Enkele feiten over de wijk:

- Ongeveer 65.000 bewoners. De wijk heeft daarmee een omvang van een middelgrote stad in Nederland.

- 53 procent van de bewoners is van niet-westerse allochtone afkomst (www.kei-centrum.nl). - Er staan ruim 32.000 woningen in de wijk, waarvan ongeveer 75 procent sociale huur. (Gemeente Den Haag, 2007d)

De volgende doelstelling is in het wijkactieplan Zuidwest (2007) voor de wijk geformuleerd: “Zuidwest wil nieuwe bewoners trekken en zittende bewoners laten profiteren van investeringen in beeldbepalende voorzieningen die het imago van de wijk doen verbeteren en tegelijk de kansen van de mensen in de wijk doen stijgen.

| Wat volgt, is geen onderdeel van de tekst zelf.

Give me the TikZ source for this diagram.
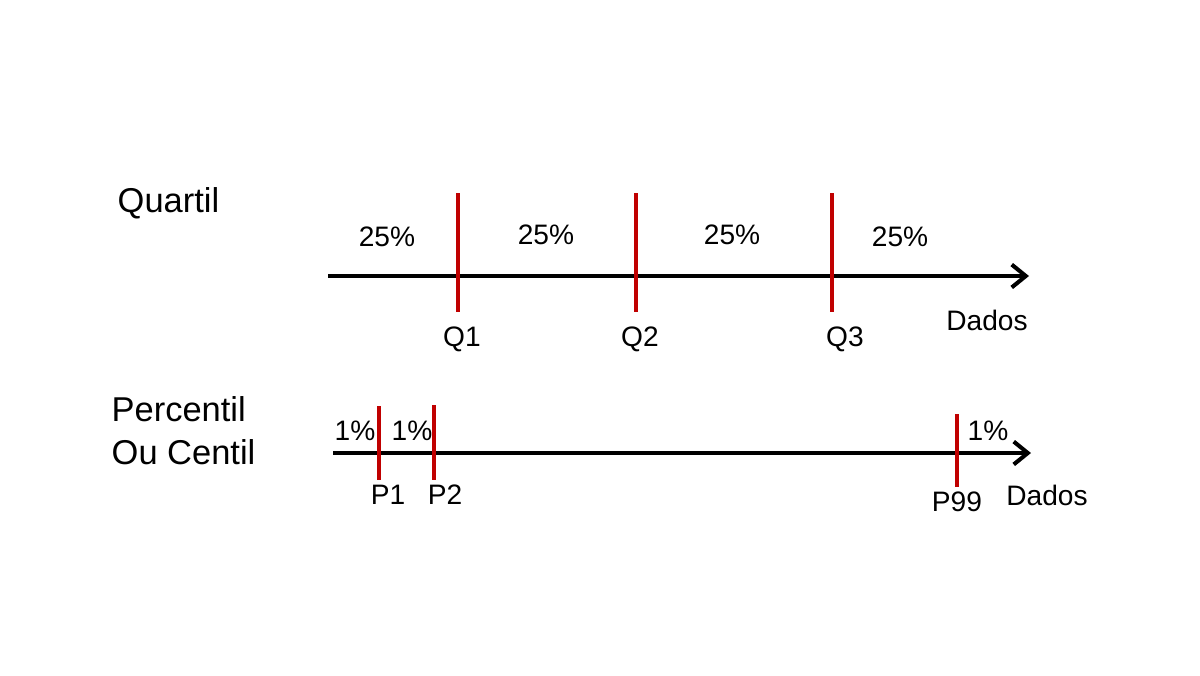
\documentclass[tikz,border=0pt]{standalone}
\usepackage{fontspec}
\setmainfont{Liberation Sans}
\definecolor{cutred}{HTML}{C00000}
\usetikzlibrary{arrows.meta}

\begin{document}
\begin{tikzpicture}[x=0.01cm, y=-0.01cm,
    axis/.style={line width=1.15pt, -{Straight Barb[length=4pt, width=6.5pt, line width=1.15pt]}},
    cut/.style={line width=0.9pt, cutred},
    lbl/.style={inner sep=0pt, font=\fontsize{8}{9.6}\selectfont},
    title/.style={inner sep=0pt, font=\fontsize{9.8}{13}\selectfont, align=left}]
  \useasboundingbox (0,0) rectangle (1200,675);
  % quartil
  \node[title, anchor=west] (tq) at (117,203) {Quartil};
  \coordinate (qa) at (328,276);
  \coordinate (qb) at (1029,276);
  \draw[axis] (qa) -- (qb);
  \coordinate (q1t) at (458,193); \coordinate (q1b) at (458,312);
  \coordinate (q2t) at (636,193); \coordinate (q2b) at (636,312);
  \coordinate (q3t) at (832,193); \coordinate (q3b) at (832,312);
  \draw[cut] (q1t) -- (q1b);
  \draw[cut] (q2t) -- (q2b);
  \draw[cut] (q3t) -- (q3b);
  \node[lbl] (pa) at (387,237) {25\%};
  \node[lbl] (pb) at (546,235) {25\%};
  \node[lbl] (pc) at (732,235) {25\%};
  \node[lbl] (pd) at (900,237) {25\%};
  \node[lbl] (q1) at (462,339) {Q1};
  \node[lbl] (q2) at (640,339) {Q2};
  \node[lbl] (q3) at (845,339) {Q3};
  \node[lbl] (dq) at (987,320) {Dados};
  % percentil
  \node[title, anchor=west] (tp1) at (111,409) {Percentil};
  \node[title, anchor=west] (tp2) at (111,452) {Ou Centil};
  \coordinate (pa0) at (333,453);
  \coordinate (pb0) at (1031,453);
  \draw[axis] (pa0) -- (pb0);
  \coordinate (p1t) at (379,406); \coordinate (p1b) at (379,480);
  \coordinate (p2t) at (434,405); \coordinate (p2b) at (434,480);
  \coordinate (p99t) at (957,414); \coordinate (p99b) at (957,487);
  \draw[cut] (p1t) -- (p1b);
  \draw[cut] (p2t) -- (p2b);
  \draw[cut] (p99t) -- (p99b);
  \node[lbl] (ua) at (355,431) {1\%};
  \node[lbl] (ub) at (412,431) {1\%};
  \node[lbl] (uc) at (988,431) {1\%};
  \node[lbl] (p1) at (388,495) {P1};
  \node[lbl] (p2) at (445,495) {P2};
  \node[lbl] (p99) at (957,502) {P99};
  \node[lbl] (dp) at (1047,495) {Dados};
\end{tikzpicture}
\end{document}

Met deze voorzieningen wordt een ‘spin-off effect’ bereikt: mensen en markt zullen steeds meer in zichzelf en in de wijk investeren waardoor het niveau van en de leefbaarheid in de wijk stijgt en de kansen van individuen toeneemt”. Daarnaast bestempelt het wijkactieplan de woningvoorraad van de wijk als erg eenzijdig. Daarom zal er intensieve herstructurering gaan plaatsvinden. Er zullen 9.000 woningen worden gesloopt en 8.500 nieuwe woningen worden gebouwd.

De bewoners van de wijk hebben over het algemeen een laag inkomen en veel kinderen hebben een taalachterstand als ze op school komen. Daarom worden er ook veel investeringen gedaan op het gebied van onderwijs, werkgelegenheid en sport (gemeente Den Haag, 2007d). Volgens de gemeente Den Haag dient ook het imago van de wijk Zuidwest verbeterd te worden, en dienen de voorzieningen van de wijk uitgebreid te worden om de wijk aantrekkelijker te maken (VROM, 2009).